Which is a strange comment given the theme "What’s the Most Influential Book of the Past 20 Years"
As to evidence these are the most influential books in their fields, I assume they spend a lot of time reading what other people in their field say they were influence by, and so I trust they know what they are talking about.
Or is it perhaps your belief that social science and humanities professors should not be allowed to talk about such things?
And to quote the article itself "Ideally, then, the candidates would be like On the Origin of Species or Das Kapital or The Interpretation of Dreams. But those books were written more than 100 years ago, and none by an academic.". So there is a case to be made that academics written books are not that influential.
Which if this is a gift shopping list is a more useful question. But largely separate from what books have been influential already.

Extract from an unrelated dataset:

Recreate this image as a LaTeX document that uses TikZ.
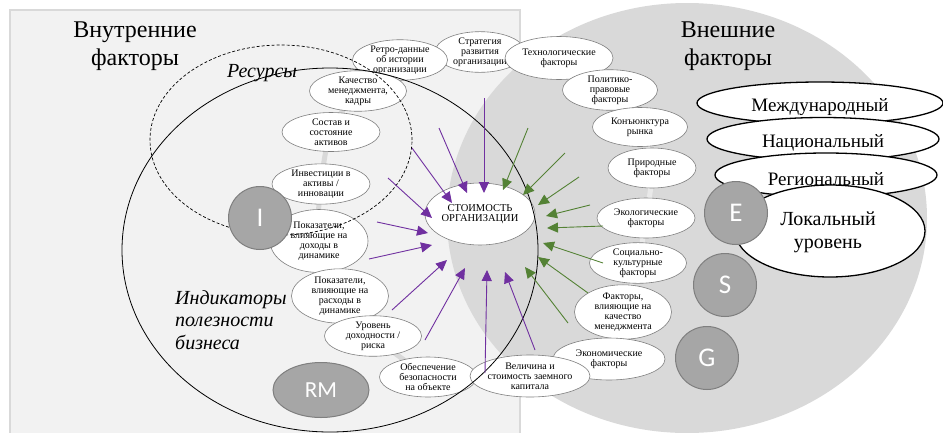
\documentclass[tikz,border=0pt]{standalone}
\usepackage{fontspec}
\newfontfamily\rmru{Liberation Serif}
\newfontfamily\calib{Carlito}
\usetikzlibrary{shapes.geometric,arrows.meta}
\definecolor{panel}{HTML}{F2F2F2}
\definecolor{panelb}{HTML}{D9D9D9}
\definecolor{bigc}{HTML}{D9D9D9}
\definecolor{circ}{HTML}{A6A6A6}
\definecolor{circb}{HTML}{7F7F7F}
\definecolor{purp}{HTML}{7030A0}
\definecolor{grn}{HTML}{548235}
\definecolor{ellb}{HTML}{7F7F7F}
\definecolor{rarc}{HTML}{E9E9E9}
\begin{document}
\begin{tikzpicture}[x=1pt,y=-1pt,
 fac/.style={ellipse, draw=ellb, line width=0.6pt, fill=white, inner sep=0pt, align=center, font=\rmru\fontsize{10}{10}\selectfont},
 gcirc/.style={circle, draw=circb, line width=1pt, fill=circ, text=white, font=\calib\fontsize{27}{27}\selectfont, minimum size=63pt, inner sep=0pt},
 lvl/.style={ellipse, draw=black, line width=1.3pt, fill=white, inner sep=0pt},
 lvltext/.style={font=\rmru\fontsize{19}{23}\selectfont, align=center, inner sep=0pt},
 bigtext/.style={font=\rmru\fontsize{24}{28}\selectfont, align=center, inner sep=0pt},
 ittext/.style={font=\rmru\itshape\fontsize{20}{22.5}\selectfont, inner sep=0pt},
 parr/.style={purp, line width=0.9pt, -{Triangle[length=11pt,width=10pt]}},
 garr/.style={grn, line width=0.9pt, -{Triangle[length=11pt,width=10pt]}},
]
\useasboundingbox (0,0) rectangle (943,432);
\clip (0,0) rectangle (943,432);
\fill[white] (0,0) rectangle (943,432);
% panels
\draw[panelb, fill=panel, line width=1.2pt] (10,10) rectangle (520,445);
\fill[bigc] (687,218) ellipse [x radius=240pt, y radius=215pt];
% guide arcs
\draw[panelb, line width=5pt] plot[smooth] coordinates {(400,60) (358,91) (331,132) (321,184) (319,241) (340,296) (373,336) (428,377)};
\draw[rarc, line width=5pt] plot[smooth] coordinates {(559,58) (610,90) (640,127) (652,168) (646,218) (638,263) (623,312) (609,359)};
% titles
\node[bigtext] (intitle) at (135,46) {Внутренние\\факторы};
\node[bigtext] (extitle) at (728,46) {Внешние\\факторы};
\node[ittext] (res) at (262,73) {Ресурсы};
\node[ittext, align=left, anchor=west] (ind) at (175,320) {Индикаторы\\полезности\\бизнеса};
% internal factors
\node[fac, minimum width=90pt, minimum height=40pt] (strat) at (480,52) {Стратегия\\развития\\организации};
\node[fac, minimum width=95pt, minimum height=37pt] (retro) at (400,60) {Ретро-данные\\об истории\\организации};
\node[fac, minimum width=97pt, minimum height=38pt] (kach) at (358,91) {Качество\\менеджмента,\\кадры};
\node[fac, minimum width=98pt, minimum height=39pt] (sost) at (331,132) {Состав и\\состояние\\активов};
\node[fac, minimum width=98pt, minimum height=38pt] (inv) at (321,184) {Инвестиции в\\активы /\\инновации};
\node[fac, minimum width=98pt, minimum height=63pt] (pokd) at (319,241) {Показатели,\\влияющие на\\доходы в\\динамике};
\node[fac, minimum width=97pt, minimum height=52pt] (pokr) at (340,296) {Показатели,\\влияющие на\\расходы в\\динамике};
\node[fac, minimum width=97pt, minimum height=38pt] (urov) at (373,336) {Уровень\\доходности /\\риска};
\node[fac, minimum width=97pt, minimum height=40pt] (obes) at (428,377) {Обеспечение\\безопасности\\на объекте};
% external factors
\node[fac, minimum width=108pt, minimum height=43pt] (tech) at (559,58) {Технологические\\факторы};
\node[fac, minimum width=95pt, minimum height=37pt] (polit) at (610,90) {Политико-\\правовые\\факторы};
\node[fac, minimum width=95pt, minimum height=39pt] (konj) at (640,127) {Конъюнктура\\рынка};
\node[fac, minimum width=88pt, minimum height=40pt] (prir) at (652,168) {Природные\\факторы};
\node[fac, minimum width=98pt, minimum height=40pt] (eko) at (646,218) {Экологические\\факторы};
\node[fac, minimum width=97pt, minimum height=40pt] (soc) at (638,263) {Социально-\\культурные\\факторы};
\node[fac, minimum width=97pt, minimum height=50pt] (fakt) at (623,312) {Факторы,\\влияющие на\\качество\\менеджмента};
\node[fac, minimum width=112pt, minimum height=42pt] (econ) at (609,359) {Экономические\\факторы};
\node[fac, minimum width=116pt, minimum height=42pt] (vel) at (530,376) {Величина и\\стоимость заемного\\капитала};
% center
\node[fac, minimum width=110pt, minimum height=62pt, font=\rmru\fontsize{10.5}{10.5}\selectfont] (stoim) at (480,214) {СТОИМОСТЬ\\ОРГАНИЗАЦИИ};
% outlines
\draw[black, line width=0.8pt] (330,250) ellipse [x radius=208pt, y radius=182pt];
\draw[black, line width=0.7pt, dash pattern=on 3pt off 2pt] (281,140) ellipse [x radius=131pt, y radius=95pt];
% levels
\node[lvl, minimum width=246pt, minimum height=42pt] (intl) at (820,103) {};
\node[lvltext] (intlt) at (820,107) {Международный};
\node[lvl, minimum width=232pt, minimum height=43pt] (nat) at (823,139) {};
\node[lvltext] (natt) at (823,143) {Национальный};
\node[lvl, minimum width=222pt, minimum height=44pt] (reg) at (826,175) {};
\node[lvltext] (regt) at (826,179) {Региональный};
\node[lvl, minimum width=190pt, minimum height=92pt] (loc) at (830,231) {};
\node[lvltext, font=\rmru\fontsize{20}{23}\selectfont] (loct) at (828,232) {Локальный\\уровень};
% gray circles
\node[gcirc] (ci) at (260,218) {I};
\node[gcirc, ellipse, minimum width=96pt, minimum height=55pt, font=\calib\fontsize{23}{23}\selectfont] (rm) at (321,390) {RM};
\node[gcirc] (ce) at (736,213) {E};
\node[gcirc] (cs) at (725,285) {S};
\node[gcirc] (cg) at (707,358) {G};
% arrow end coordinates
\coordinate (p1s) at (484,98);  \coordinate (p1e) at (484,193);
\coordinate (p2s) at (439,128); \coordinate (p2e) at (467,193);
\coordinate (p3s) at (412,148); \coordinate (p3e) at (452,203);
\coordinate (p4s) at (388,178); \coordinate (p4e) at (432,218);
\coordinate (p5s) at (377,222); \coordinate (p5e) at (428,233);
\coordinate (p6s) at (369,259); \coordinate (p6e) at (432,245);
\coordinate (p7s) at (392,310); \coordinate (p7e) at (447,260);
\coordinate (p8s) at (425,340); \coordinate (p8e) at (465,268);
\coordinate (p9s) at (485,373); \coordinate (p9e) at (487,270);
\coordinate (p10s) at (535,350); \coordinate (p10e) at (505,272);
\coordinate (g1s) at (528,128); \coordinate (g1e) at (503,190);
\coordinate (g2s) at (565,153); \coordinate (g2e) at (523,195);
\coordinate (g3s) at (579,177); \coordinate (g3e) at (538,205);
\coordinate (g4s) at (590,205); \coordinate (g4e) at (546,216);
\coordinate (g5s) at (603,226); \coordinate (g5e) at (547,228);
\coordinate (g6s) at (603,263); \coordinate (g6e) at (543,243);
\coordinate (g7s) at (588,293); \coordinate (g7e) at (538,257);
\coordinate (g8s) at (568,323); \coordinate (g8e) at (525,267);
\foreach \i in {1,...,10} {\draw[parr] (p\i s) -- (p\i e);}
\foreach \i in {1,...,8} {\draw[garr] (g\i s) -- (g\i e);}
\end{tikzpicture}
\end{document}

The article then contains the various answers of a variety of people they posed that question to.
The publication is called the chronicle of higher education and the people they asked for their thoughts on the answer all work in higher education.
That seems like exactly the kind of thing I’d expect to see when clicking on that headline.
Marx was funded by Engels, whose father owned a factory in Manchester. Darwin was funded by his parents.
Thankfully, scholars no longer need to depend upon the wealth of their parents and connections.
We’d all like to believe otherwise of course, but these types of titles that have massive reach are doing far more to influence lives than academic fare.
In the UK we have the Mann Booker prize. It's a big deal. https://en.wikipedia.org/wiki/Booker_Prize
> The winner of the Man Booker Prize is generally assured international renown and success; therefore, the prize is of great significance for the book trade.
But the sales figures for the books are tiny.